An illustration of the different approaches undertaken to improve the activity of platinum for the oxygen reduction reaction. The approaches are separated in two categories, namely ‘order-based’, which includes the use of alloying and preferential orientation and ‘disorder-based’, which includes the use of structural defects.

This presentation aims to provide insights into those different ways of enhancing the activity of Pt-based electrocatalysts, and in the limitations faced by this new generation of electrocatalysts. A special emphasis also is to be given to the mechanisms behind the formation, catalytic improvement and stability in operation of the platinum-nickel hollow nanostructures, one of those advanced electrocatalysts. These observations were made by studying the electrocatalyst synthesis and operation in-situ, taking advantage of several characterization methods such as scanning transmission electron microscopy, X-ray photoelectron spectroscopy, and small and wide-angle X-ray scattering, along with achieving a careful understanding of the platinum nanostructures' interactions with their carbonaceous support.
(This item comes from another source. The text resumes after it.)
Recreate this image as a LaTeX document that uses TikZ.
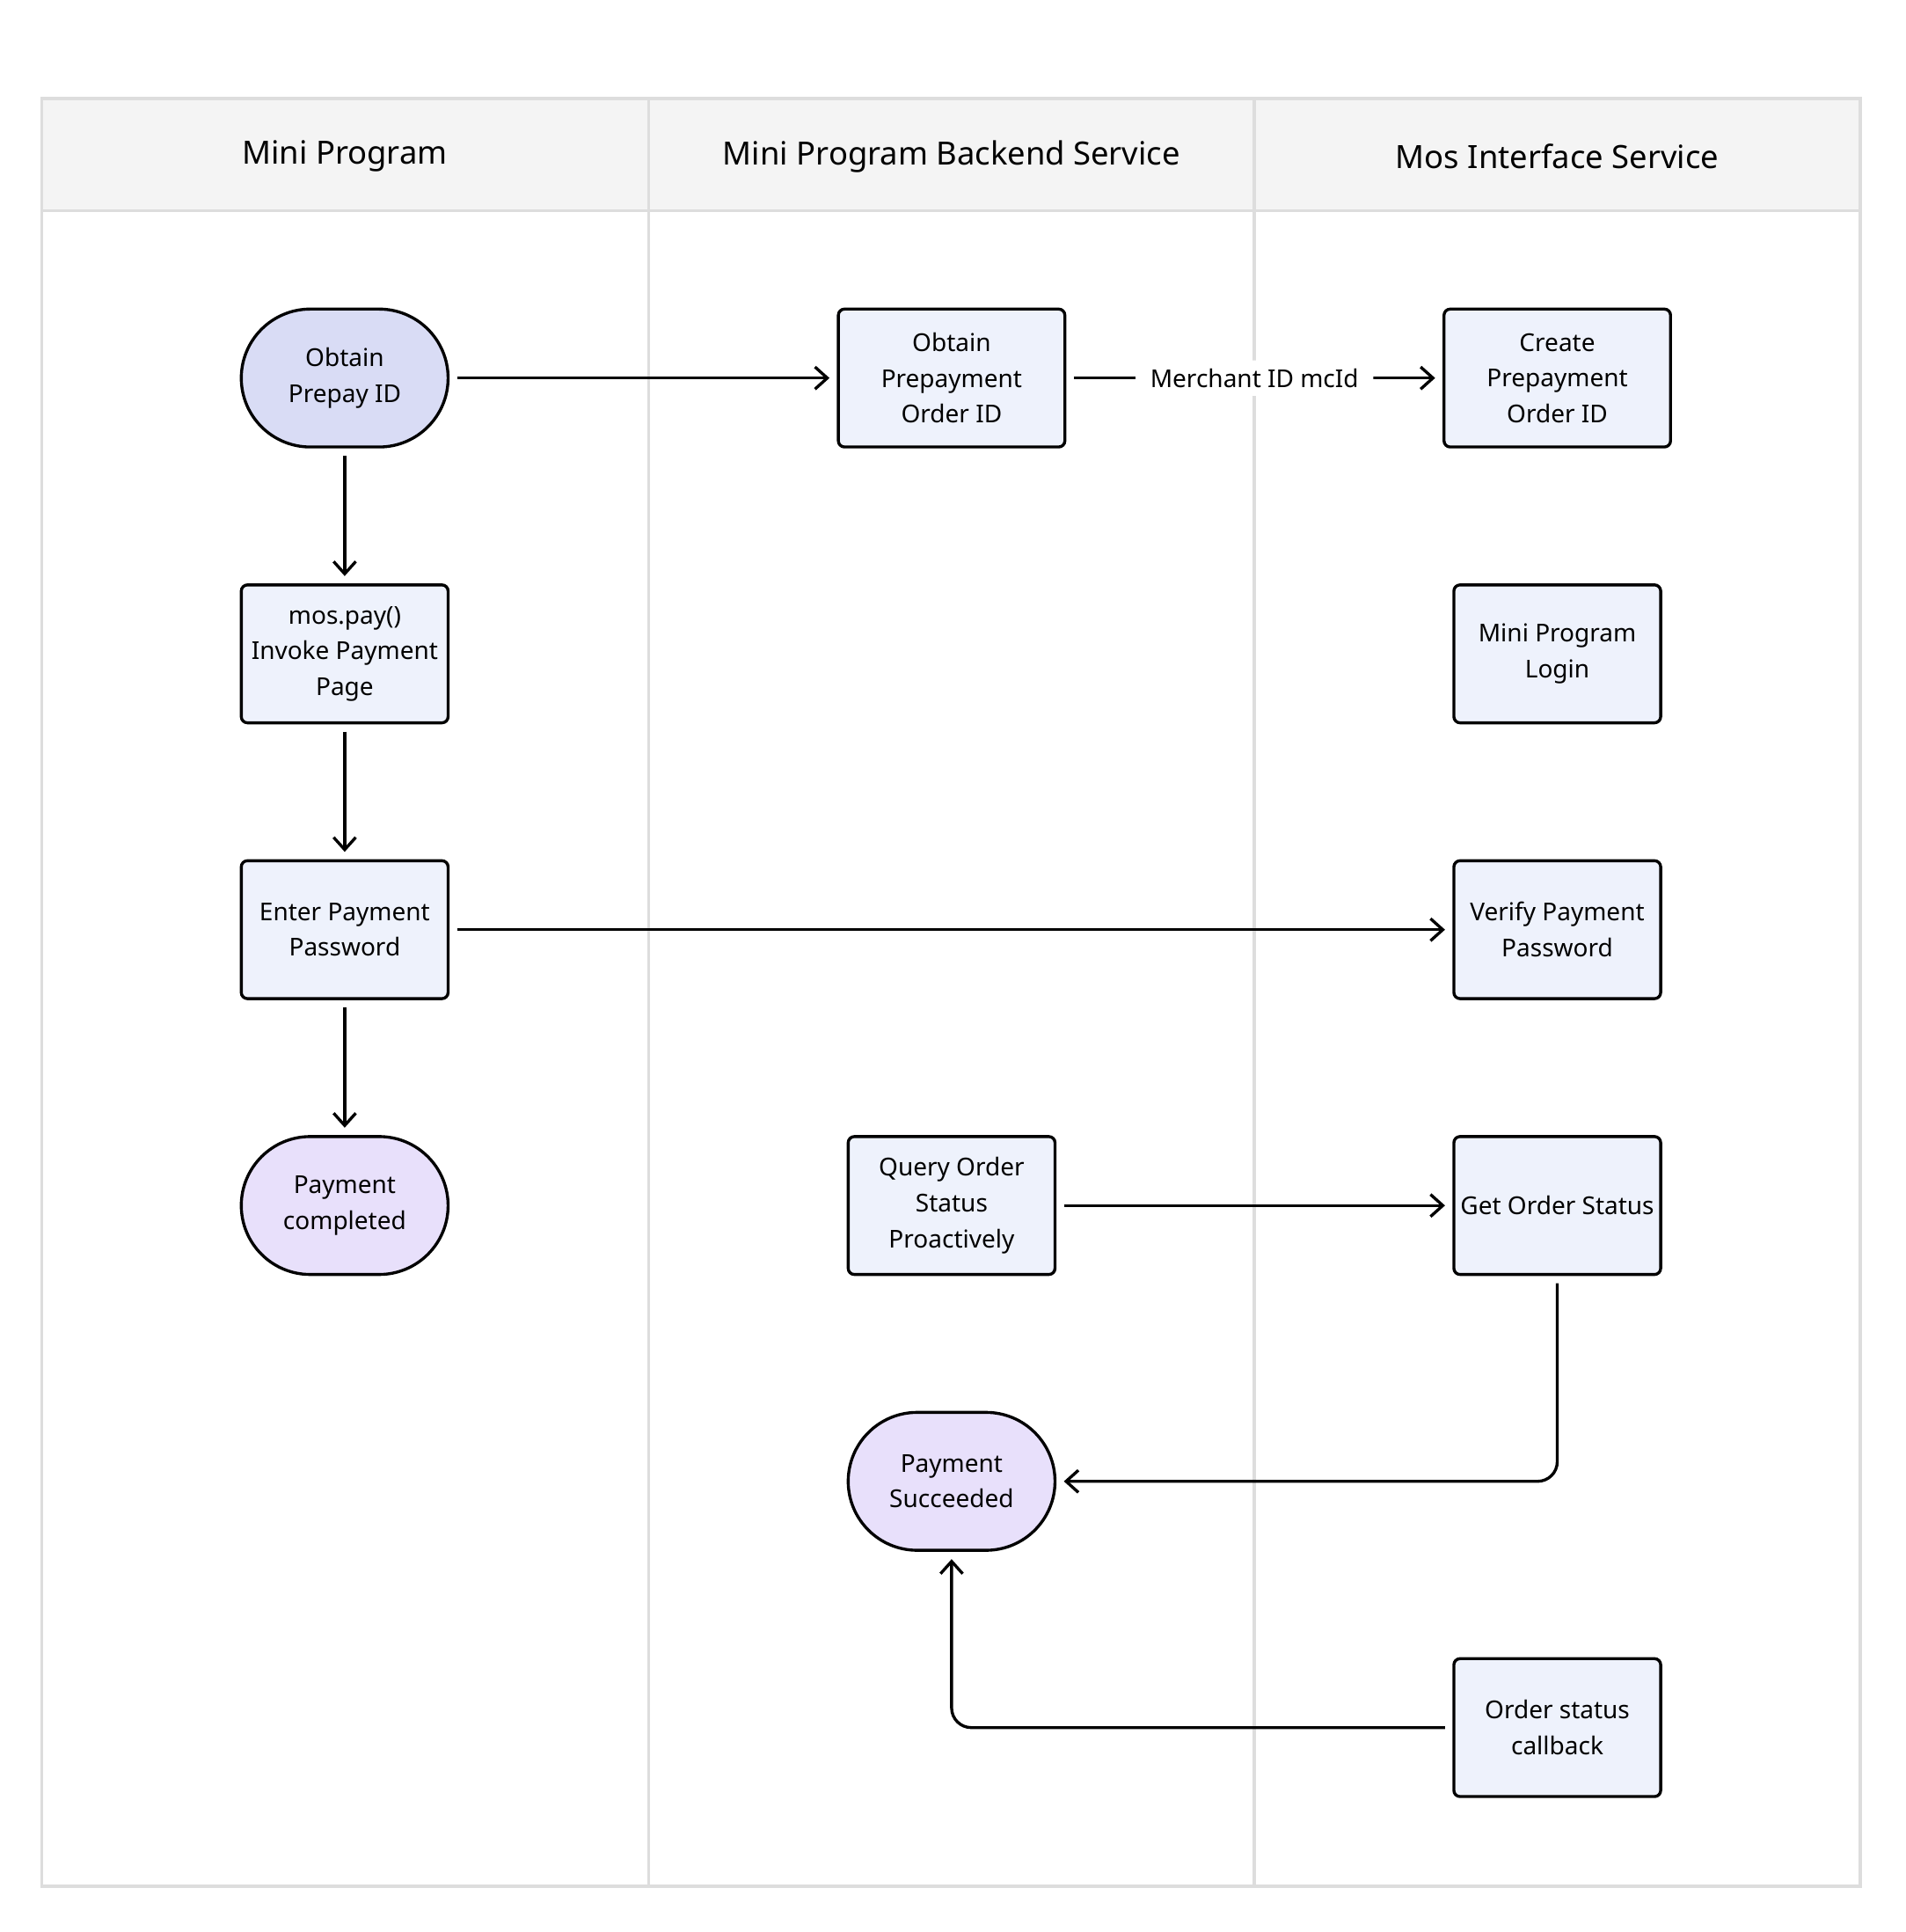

Bio: Tristan Asset obtained his Ph.D. in chemical engineering and material sciences in September 2017, on the synthesis and characterization of PtNi electrocatalysts for fuel cell applications, under the supervision of Dr. Laëtitia Dubau, Prof. Nathalie Job and Dr. Frédéric Maillard, from the University of Grenoble (France) and the University of Liège (Belgium). In 2018, he became a postdoctoral scholar at the University of New Mexico, in Professor Plamen Atanassov's group. His research focuses on (i) CO2 and N2 electrochemical reduction reaction and (ii) mechanistic, activity and durability studies on Pt-based and Pt-group-metal free for the oxygen reduction reaction (ORR), along with (iii) Al-air systems and (iv) metal oxides as supports for ORR electrocatalysts, topics that were added to his portfolio during his move to UC Irvine in January 2019. He co-authored 33 scientific articles and has a h-index of 15.